Power retailer Manila Electric Co. announced Friday an increase of P0.2744 per kilowatt-hour in the overall rate for a typical household to P8.7497 per kWh in January from P8.4753 per kWh in December.
The rate is equivalent to an increase of around P55 in the monthly bill of Meralco residential customers consuming an average of 200 kWh.
Meralco spokesman Joe Zaldarriaga said despite the increase, this month’s overall rate was still more than P0.70 per kWh lower than January 2020’s rate of P9.4523 per kWh.
Meralco consumers experienced a series of power rate reductions in 2020 amounting to P1.39 per kWh for the entire year.
Zaldarriaga said mitigating this month’s rate increase was the inclusion of Energy Regulatory Commission-approved adjustments for Meralco’s pass-through over/under-recoveries for the period January 2017 to December 2019.
The ERC, in an order released Dec. 29, directed Meralco to refund over-recoveries in transmission and other charges over a period of three months until fully refunded and to collect an under-recovery in the generation rate for 24 months until fully collected.
“The initial impact to residential customers is a net refund of around P0.1150 per kWh,” Zaldarriaga said.

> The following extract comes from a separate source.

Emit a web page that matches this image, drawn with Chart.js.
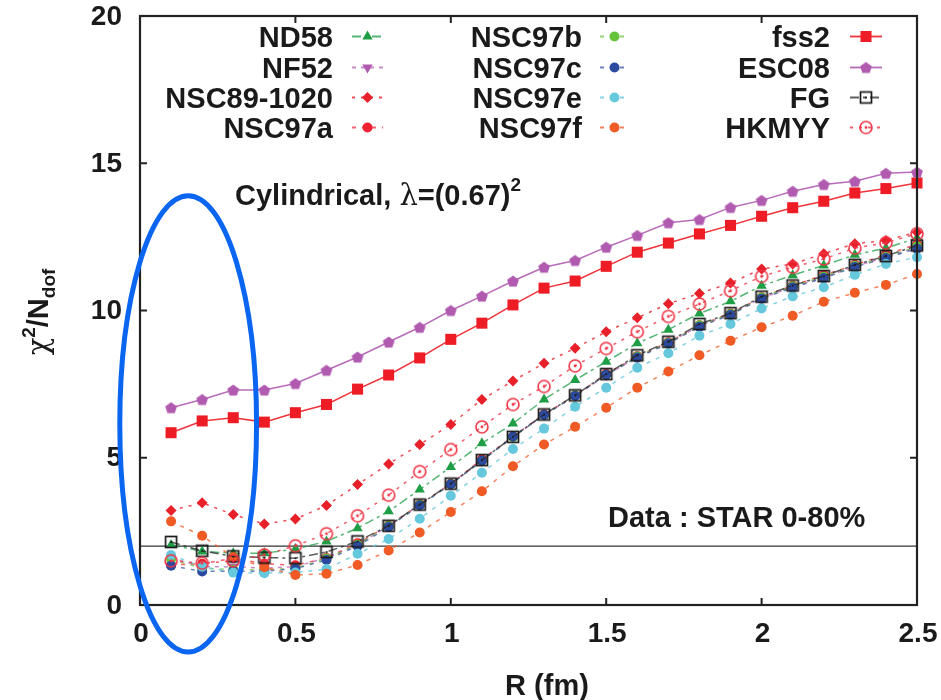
<!DOCTYPE html>
<html><head><meta charset="utf-8">
<script src="https://cdn.jsdelivr.net/npm/chart.js@4.4.0/dist/chart.umd.min.js"></script>
<style>html,body{margin:0;padding:0;background:#fff;}#wrap{width:941px;height:700px;position:relative;}</style>
</head><body><div id="wrap"><canvas id="c"></canvas></div>
<script>
// ---------- data ----------
const R = [0.1,0.2,0.3,0.4,0.5,0.6,0.7,0.8,0.9,1.0,1.1,1.2,1.3,1.4,1.5,1.6,1.7,1.8,1.9,2.0,2.1,2.2,2.3,2.4,2.5];
const ND58      = [2.04,1.82,1.76,1.76,1.90,2.16,2.61,3.18,3.92,4.69,5.49,6.16,6.98,7.64,8.26,8.89,9.35,9.90,10.31,10.84,11.20,11.53,11.89,12.12,12.46];
const NF52      = [1.60,1.30,1.30,1.25,1.30,1.60,2.05,2.68,3.40,4.10,4.90,5.70,6.45,7.10,7.80,8.42,8.90,9.48,9.88,10.42,10.80,11.12,11.50,11.80,12.15];
const NSC89     = [3.21,3.47,3.07,2.75,2.92,3.38,4.09,4.79,5.45,6.13,6.98,7.61,8.21,8.72,9.28,9.75,10.23,10.58,10.93,11.41,11.58,11.93,12.27,12.38,12.66];
const NSC97a    = [1.36,1.40,1.59,1.40,1.35,1.60,2.10,2.70,3.42,4.12,4.95,5.72,6.48,7.12,7.85,8.45,8.92,9.50,9.90,10.45,10.85,11.20,11.55,11.90,12.25];
const NSC97b    = [1.55,1.25,1.20,1.20,1.25,1.58,2.05,2.68,3.40,4.10,4.90,5.70,6.45,7.12,7.82,8.44,8.90,9.50,9.88,10.44,10.82,11.15,11.52,11.82,12.18];
const NSC97c    = [1.33,1.14,1.15,1.15,1.23,1.53,2.00,2.65,3.38,4.10,4.90,5.72,6.45,7.10,7.82,8.40,8.88,9.45,9.85,10.40,10.78,11.10,11.48,11.78,12.10];
const NSC97e    = [1.70,1.30,1.10,1.08,1.10,1.22,1.74,2.24,2.93,3.71,4.49,5.30,5.99,6.73,7.38,8.06,8.55,9.14,9.54,10.07,10.48,10.79,11.21,11.58,11.81];
const NSC97f    = [2.84,2.35,1.63,1.28,1.02,1.06,1.36,1.85,2.46,3.16,3.86,4.71,5.45,6.05,6.70,7.38,7.93,8.48,8.97,9.43,9.82,10.30,10.60,10.87,11.24];
const fss2      = [5.85,6.25,6.36,6.21,6.53,6.81,7.33,7.81,8.39,9.02,9.57,10.19,10.76,11.00,11.50,11.98,12.29,12.60,12.89,13.20,13.49,13.71,13.99,14.14,14.33];
const ESC08     = [6.70,6.98,7.30,7.30,7.52,7.97,8.42,8.93,9.43,10.00,10.49,11.00,11.47,11.70,12.15,12.55,12.98,13.09,13.50,13.74,14.05,14.28,14.39,14.66,14.70];
const FG        = [2.14,1.84,1.65,1.61,1.59,1.80,2.16,2.69,3.41,4.12,4.92,5.71,6.47,7.12,7.84,8.48,8.94,9.54,9.91,10.47,10.85,11.17,11.55,11.85,12.21];
const HKMYY     = [1.50,1.42,1.50,1.70,2.01,2.42,3.03,3.73,4.53,5.28,6.05,6.81,7.42,8.12,8.71,9.28,9.80,10.22,10.67,11.16,11.47,11.75,12.12,12.30,12.61];
const seriesNames  = ['ND58','NF52','NSC89-1020','NSC97a','NSC97b','NSC97c','NSC97e','NSC97f','fss2','ESC08','FG','HKMYY'];
const seriesValues = [ND58,NF52,NSC89,NSC97a,NSC97b,NSC97c,NSC97e,NSC97f,fss2,ESC08,FG,HKMYY];
const xTickValues = [0,0.5,1,1.5,2,2.5];
const xTickLabels = ['0','0.5','1','1.5','2','2.5'];
const yTickValues = [0,5,10,15,20];
const yTickLabels = ['0','5','10','15','20'];
const refLevel = 2;
const ellipseCenter = [0.155, 6.15];
const ellipseRadii  = [0.22, 7.75];

// ---------- styles ----------
function mk(size, draw){ const c=document.createElement('canvas'); c.width=size; c.height=size; draw(c.getContext('2d'),size); return c; }
const pentagon = mk(16,(g,s)=>{ g.fillStyle='#b05bb0'; g.beginPath(); for(let i=0;i<5;i++){ const a=-Math.PI/2+i*2*Math.PI/5; const x=s/2+6.2*Math.cos(a), y=s/2+0.6+6.2*Math.sin(a); i?g.lineTo(x,y):g.moveTo(x,y);} g.closePath(); g.fill(); });
const openSq = mk(16,(g,s)=>{ g.strokeStyle='#1a1a1a'; g.lineWidth=1.7; g.strokeRect(2.5,2.5,11,11); g.fillStyle='#1a1a1a'; g.fillRect(7.2,7.2,1.8,1.8); });
const openCirc = mk(18,(g,s)=>{ g.strokeStyle='#ee3344'; g.lineWidth=1.6; g.beginPath(); g.arc(9,9,6,0,2*Math.PI); g.stroke(); g.fillStyle='#ee3344'; g.beginPath(); g.arc(9,9,1.4,0,2*Math.PI); g.fill(); });

const styles = [
 {c:'#1f9e45', line:'rgba(31,158,69,0.75)',  dash:[9,4,3,4], ps:'triangle', r:6},
 {c:'#b05bb0', line:'rgba(176,91,176,0.7)',  dash:[4,5], ps:'triangle', r:6, rot:180},
 {c:'#e8202a', line:'rgba(232,32,42,0.8)',   dash:[3,6], ps:'rectRot', r:5.5},
 {c:'#ee2233', line:'rgba(238,34,51,0.7)',   dash:[4,6], ps:'circle', r:5},
 {c:'#66c23a', line:'rgba(102,194,58,0.7)',  dash:[4,6], ps:'circle', r:5},
 {c:'#2c4aa0', line:'rgba(44,74,160,0.7)',   dash:[4,6], ps:'circle', r:5},
 {c:'#66c8dc', line:'rgba(102,200,220,0.8)', dash:[4,6], ps:'circle', r:5},
 {c:'#f05a24', line:'rgba(240,90,36,0.75)',  dash:[4,6], ps:'circle', r:5},
 {c:'#ee1c24', line:'rgba(238,28,36,0.9)',   dash:[],    ps:'rect', r:7.8},
 {c:'#b05bb0', line:'rgba(176,91,176,0.9)',  dash:[],    ps:pentagon, r:7},
 {c:'#1a1a1a', line:'rgba(40,40,40,0.75)',   dash:[9,4,3,4], ps:openSq, r:7},
 {c:'#ee3344', line:'rgba(238,51,68,0.8)',   dash:[3,6], ps:openCirc, r:7}
];

const FONT = '"Liberation Sans", Arial, Helvetica, sans-serif';
const TXT = '#1a1a1a';

const datasets = seriesNames.map((name,k)=>{
  const s = styles[k];
  return {
    label: name,
    data: R.map((r,i)=>({x:r, y:seriesValues[k][i]})),
    borderColor: s.line, borderWidth: 1.5, borderDash: s.dash,
    backgroundColor: s.c,
    pointStyle: s.ps, pointRadius: s.r, pointRotation: s.rot||0,
    pointBackgroundColor: s.c, pointBorderColor: s.c, pointBorderWidth: 0,
    pointHoverRadius: s.r, tension: 0, clip: false, order: 12-k
  };
});

const legendCols = [
  {names:['ND58','NF52','NSC89-1020','NSC97a'], textRight:333, x0:352, x1:383},
  {names:['NSC97b','NSC97c','NSC97e','NSC97f'], textRight:582, x0:600, x1:629},
  {names:['fss2','ESC08','FG','HKMYY'],         textRight:830, x0:850, x1:882}
];
const legendBaselines = [47,78,108,138];

const decor = {
  id:'decor',
  beforeDatasetsDraw(chart){
    const {ctx, chartArea:a, scales:{y}} = chart;
    const py = y.getPixelForValue(refLevel);
    ctx.save(); ctx.strokeStyle='#333'; ctx.lineWidth=1.4;
    ctx.beginPath(); ctx.moveTo(a.left,py); ctx.lineTo(a.right,py); ctx.stroke(); ctx.restore();
  },
  afterDatasetsDraw(chart){
    const {ctx, chartArea:a, scales:{x,y}} = chart;
    ctx.save();
    // frame
    ctx.strokeStyle='#222'; ctx.lineWidth=2.2;
    ctx.strokeRect(a.left,a.top,a.right-a.left,a.bottom-a.top);
    // inward ticks
    ctx.lineWidth=2;
    const TL=7;
    xTickValues.forEach(v=>{ const px=x.getPixelForValue(v);
      ctx.beginPath(); ctx.moveTo(px,a.bottom); ctx.lineTo(px,a.bottom-TL); ctx.moveTo(px,a.top); ctx.lineTo(px,a.top+TL); ctx.stroke(); });
    yTickValues.forEach(v=>{ const py=y.getPixelForValue(v);
      ctx.beginPath(); ctx.moveTo(a.left,py); ctx.lineTo(a.left+TL,py); ctx.moveTo(a.right,py); ctx.lineTo(a.right-TL,py); ctx.stroke(); });
    // tick labels
    ctx.fillStyle=TXT; ctx.font='bold 28px '+FONT;
    ctx.textAlign='center'; ctx.textBaseline='middle';
    xTickValues.forEach((v,i)=>ctx.fillText(xTickLabels[i], x.getPixelForValue(v)+1, a.bottom+29));
    ctx.textAlign='right';
    yTickValues.forEach((v,i)=>ctx.fillText(yTickLabels[i], a.left-18, y.getPixelForValue(v)+1));
    // x title
    ctx.textAlign='center'; ctx.textBaseline='alphabetic';
    ctx.font='bold 29px '+FONT;
    ctx.fillText('R (fm)', 547, 695);
    // y title
    ctx.save(); ctx.translate(48, 312); ctx.rotate(-Math.PI/2);
    const parts = [
      {t:'\u03C7', f:'29px "DejaVu Serif", serif', dy:0},
      {t:'2', f:'bold 19px '+FONT, dy:-13},
      {t:'/N', f:'bold 29px '+FONT, dy:0},
      {t:'dof', f:'bold 19px '+FONT, dy:7}
    ];
    let tw=0; parts.forEach(p=>{ctx.font=p.f; p.w=ctx.measureText(p.t).width; tw+=p.w;});
    let cx=-tw/2; ctx.textAlign='left';
    parts.forEach(p=>{ctx.font=p.f; ctx.fillText(p.t,cx,p.dy); cx+=p.w;});
    ctx.restore();
    // annotations
    ctx.textAlign='left'; ctx.textBaseline='alphabetic';
    let tx=235; const tb=205;
    const ann = [
      {t:'Cylindrical, ', f:'bold 29px '+FONT, dy:0},
      {t:'\u03BB', f:'29px "DejaVu Serif", serif', dy:0},
      {t:'=(0.67)', f:'bold 29px '+FONT, dy:0},
      {t:'2', f:'bold 19px '+FONT, dy:-14}
    ];
    ann.forEach(p=>{ctx.font=p.f; ctx.fillText(p.t,tx,tb+p.dy); tx+=ctx.measureText(p.t).width;});
    ctx.font='bold 29px '+FONT;
    ctx.fillText('Data : STAR 0-80%', 608, 527);
    // legend
    const dsByName = {}; chart.data.datasets.forEach((d,k)=>dsByName[d.label]=k);
    legendCols.forEach(col=>{
      col.names.forEach((nm,row)=>{
        const k = dsByName[nm]; const s = styles[k];
        const bl = legendBaselines[row]; const my = bl-10.5;
        ctx.font='bold 29px '+FONT; ctx.fillStyle=TXT; ctx.textAlign='right';
        ctx.fillText(nm, col.textRight, bl);
        ctx.save(); ctx.strokeStyle=s.line; ctx.lineWidth=1.8; ctx.setLineDash(s.dash);
        ctx.beginPath(); ctx.moveTo(col.x0,my); ctx.lineTo(col.x1,my); ctx.stroke(); ctx.restore();
        ctx.save(); ctx.fillStyle=s.c; ctx.strokeStyle=s.c;
        Chart.helpers.drawPoint(ctx,{pointStyle:s.ps, radius:s.r, rotation:s.rot||0, borderWidth:0}, (col.x0+col.x1)/2, my);
        ctx.restore();
      });
    });
    ctx.restore();
  },
  afterDraw(chart){
    const {ctx, scales:{x,y}} = chart;
    const cx=x.getPixelForValue(ellipseCenter[0]), cy=y.getPixelForValue(ellipseCenter[1]);
    const rx=x.getPixelForValue(ellipseCenter[0]+ellipseRadii[0])-cx;
    const ry=cy-y.getPixelForValue(ellipseCenter[1]+ellipseRadii[1]);
    ctx.save(); ctx.strokeStyle='#0a66f0'; ctx.lineWidth=5;
    ctx.beginPath(); ctx.ellipse(cx,cy,rx,ry,0,0,2*Math.PI); ctx.stroke(); ctx.restore();
  }
};

new Chart(document.getElementById('c'), {
  type:'line',
  data:{datasets},
  options:{
    responsive:true, maintainAspectRatio:false, animation:false,
    layout:{padding:{left:140,right:24,top:16,bottom:95}},
    plugins:{legend:{display:false}, tooltip:{enabled:false}},
    scales:{
      x:{type:'linear', min:0, max:2.5, display:false},
      y:{type:'linear', min:0, max:20, display:false}
    }
  },
  plugins:[decor]
});
</script></body></html>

He said the overall rate increase in January was driven by higher generation charges. The January generation charges amounted to P4.4574 per kWh, or P0.3058 higher than the December generation charge of P4.1516 per kWh.
Zaldarriaga said the rates of Meralco’s power supply agreements and independent power producers increased by P0.2723 and P0.2428 per kWh, respectively as Luzon’s peak demand in December decreased by 252 MW to 9,634 MW from 9,886 MW on cooler temperature and more non-working holidays compared to November.
The demand for power in Meralco’s franchise fell to its lowest level in December since the lifting of the enhanced community quarantine in May.
The lower demand led to fixed costs from power suppliers being spread over lower energy volume, resulting in higher effective generation rates to consumers, according to Meralco.
Meanwhile, the rate from the Wholesale Electricity Spot Market, the country’s trading floor of electricity went down by P0.6135 per kWh.
Meralco sourced 56.4 percent from its PSAs, 37.3 percent from its IPPs and 6.3 percent from the WESM for its supply requirements in December.
Transmission charges for residential customers registered a reduction of P0.0236 per kWh following the refund of transmission over-recoveries, while taxes and other charges registered a net decrease of P0.0078 per kWh, despite the recently approved increase in Feed-in Tariff Allowance.
ERC also authorized the collection of a FIT-All of P0.0983 per kWh effective January which resulted in a P0.0488 per kWh increase in the FIT-All this month, from the previously approved FIT-All of P0.0495 per kWh.
The collection of the universal charge-environmental charge amounting to P0.0025 per kWh was still suspended, as directed by the ERC.
Meralco’s distribution, supply, and metering charges were unchanged for 66 months.